Порой я пробую язвить. Грубо твержу себе, что люблю Марту лишь потому, что она — единственная женщина на Луне и принадлежит другому, что это якобы возвышенное чувство есть всего лишь грубейшая животная похоть, преломленная в призме человеческого разума, — и многое иное, в том же духе. Но, сказав себе все это в сотый раз, я невольно ищу Марту и чувствую, что охотно позволил бы распять себя на кресте, если б хоть это могло вызвать спокойную, ясную улыбку на ее губах.

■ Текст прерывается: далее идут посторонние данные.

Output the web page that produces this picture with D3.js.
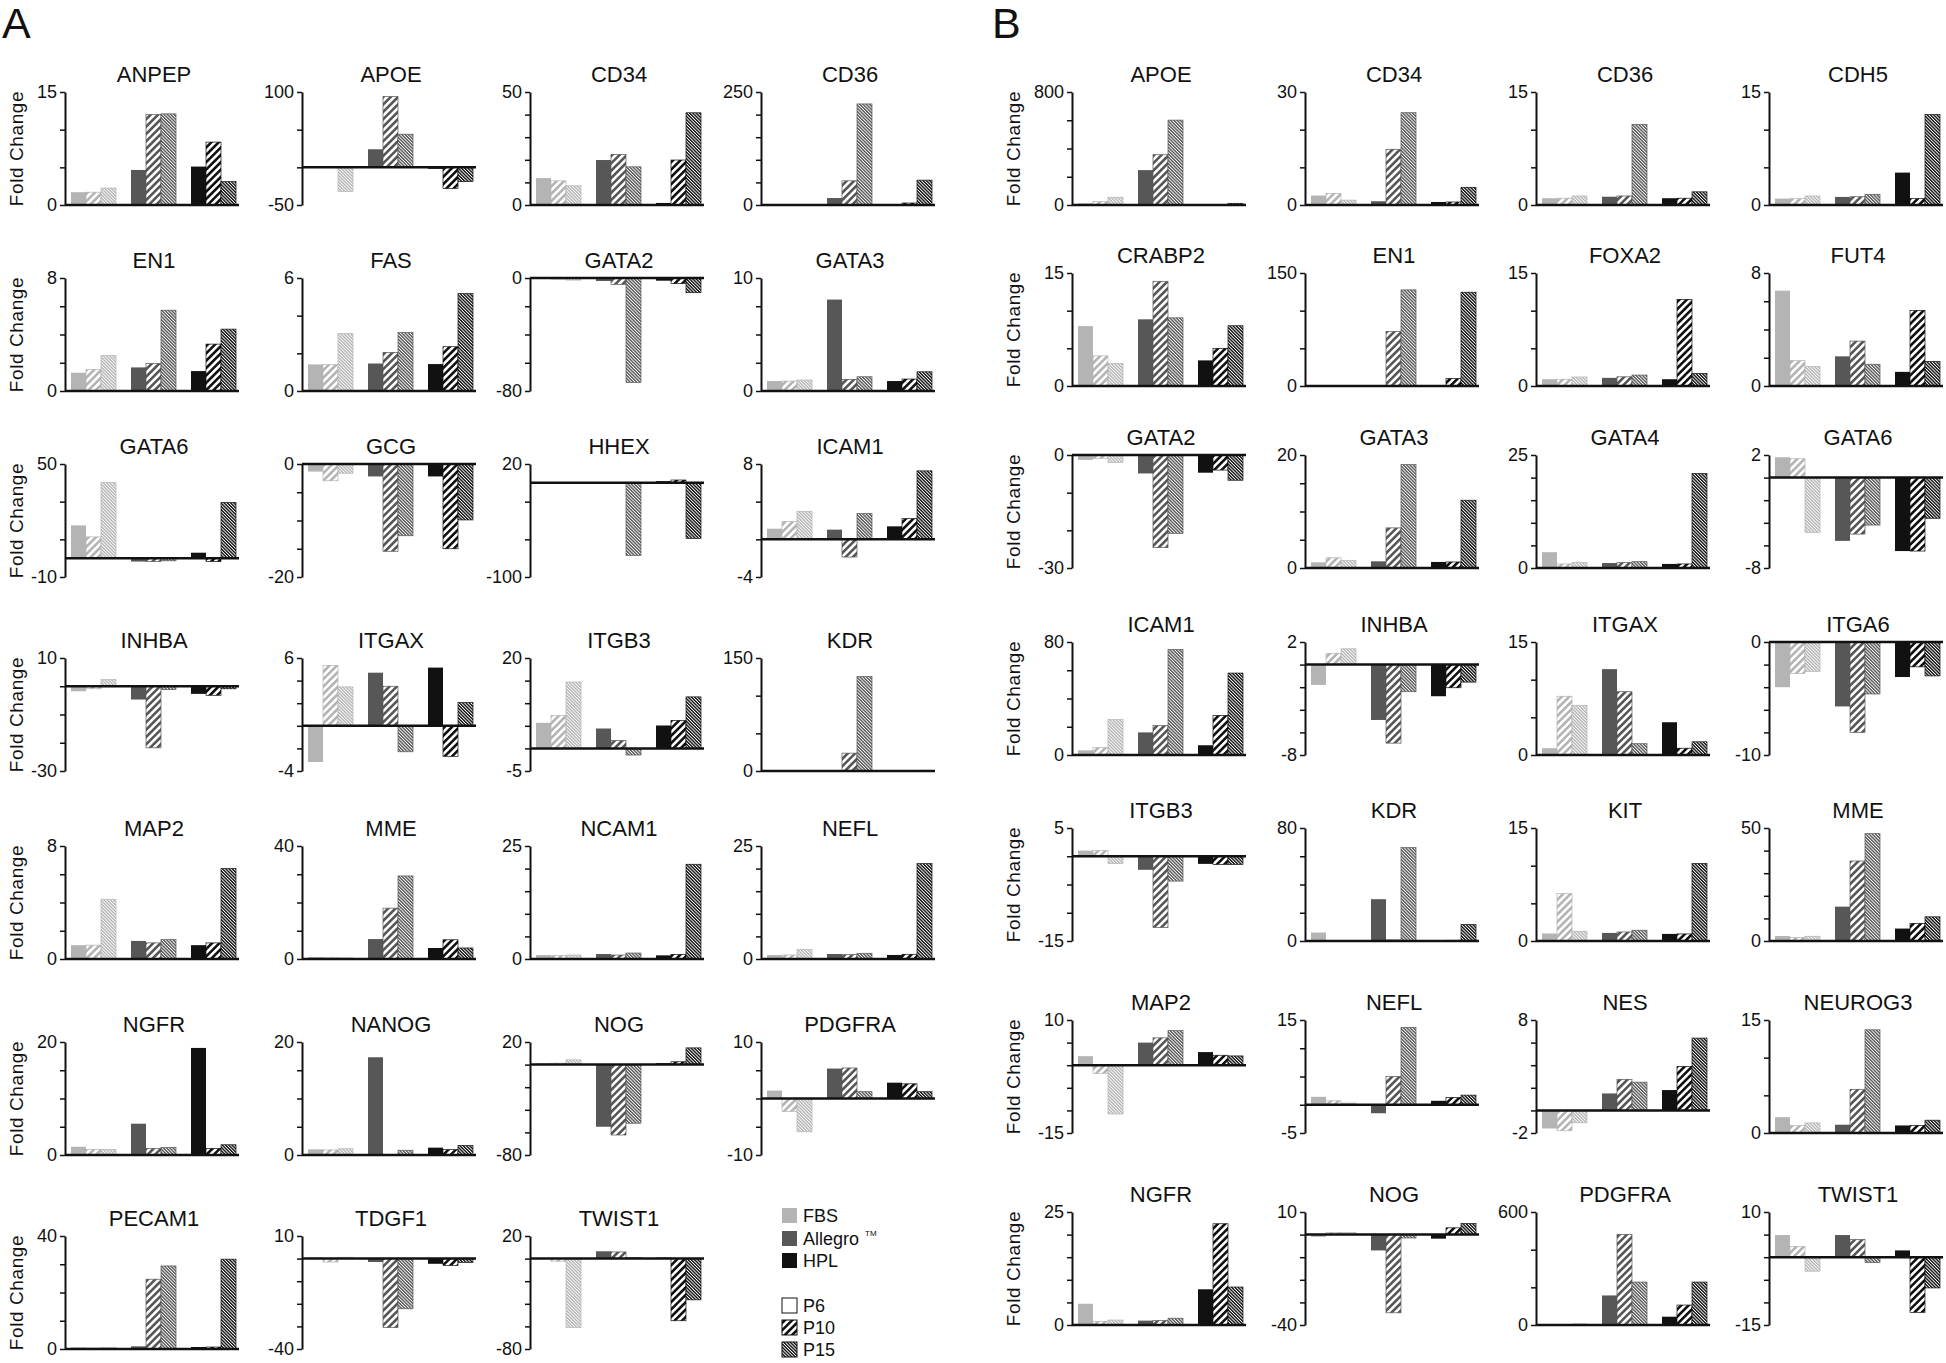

Даже в пустыне, даже на иной планете в человеке рядом со звериными инстинктами живет чувство справедливости или законности. Не знаю, что оно — только следствие воспитания или же какая-то врожденная особенность духа, но это точно: оно существует и громко откликается даже там, где нет никого, кто мог бы попрекнуть его за молчание.
Марта принадлежала Педро. Я сам на это согласился, и эта мысль все же удерживала меня от многих поступков, которые я, возможно, совершил бы в ином случае. Я старался настолько отдалиться от Марты, чтобы даже у меня самого не возникло подозрение, будто я пытаюсь ей понравиться. Да и она не искала моего общества; я заметил даже, что мое присутствие всегда смущает ее. Но все это изменилось после рождения младшей девочки, когда произошел полный разрыв между Мартой и Педро.
Через двое лунных суток после рождения Ады, незадолго до захода Солнца, сидели мы вместе — что с нами вообще не часто случалось — и молча смотрели на морские просторы. Заходящее Солнце позолотило воды, чуть колеблемые ветерком и уже слегка фосфоресцирующие в тени скал. Снега на вершине Отеймора были совершенно багровыми; на черной туче дыма, висящей над кратером, тоже вспыхивали темно-красные отблески.